Repair Choreography for Kids

Have the betrayer sibling create a “safety coupon” good for one future secret keeping. The tangible coupon externalizes the promise and gives the hurt child control to cash it in later.

Digital Age Twists: Algorithms vs Deepfakes

Online games detect cheating with algorithms that flag impossible scores. The resolution is swift and automated.

Betrayal mutates in the digital dark. A partner can plant deepfake evidence, then “rescue” you from the scandal they covertly staged. The layers of deception outrun platform reporting tools.

Self-defense now includes reverse-image searching any scandalous media before reacting. The extra step feels paranoid, but betrayal often hides in the improbable.

Password Hygiene as Trust Tool

Sharing streaming passwords is low stakes. Sharing banking passwords is high stakes. Discuss openly which secrets are joint assets and which remain solo. Clarifying the vault map prevents later claims of “I thought it was okay.”

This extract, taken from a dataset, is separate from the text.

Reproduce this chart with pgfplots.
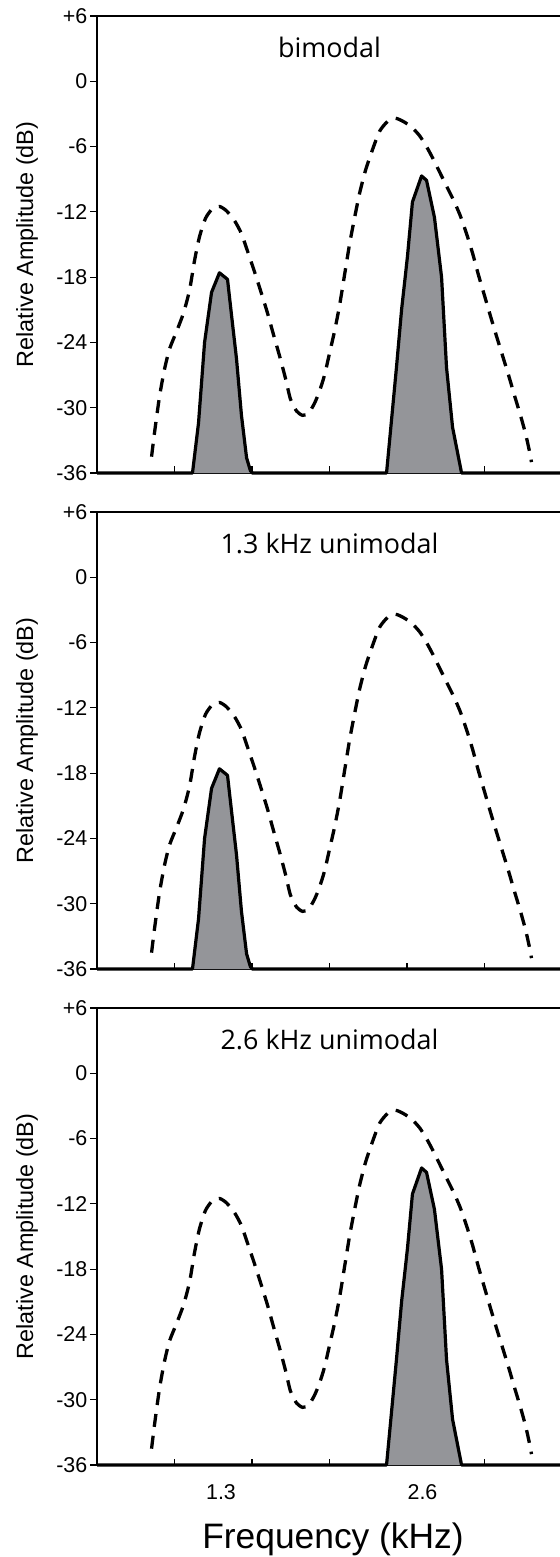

Self-Check: Are You Cheating or Betraying?

Before you text your ex, ask: “Is this against a rule we set?” If yes, you are heading toward cheating.

Then ask: “Would I still do this if they were watching?” If the answer is no because they would feel emotionally mugged, you are heading toward betrayal.

The second question catches acts that no rule has yet labeled but your conscience already has.

Nightly Three-Line Journal

Write one line of fact: “Today I liked a stranger’s selfie.” One line of motive: “I wanted flirtation without cost.” One line of forecast: “If this escalates, it will breach our no-flirt pact.”

This 60-second habit catches drift before it becomes deception.

Closing Note

Know which wound you are dealing with. Apply the right salve: rules for cheating, transparency for betrayal. Heal in the direction of clarity, not just comfort.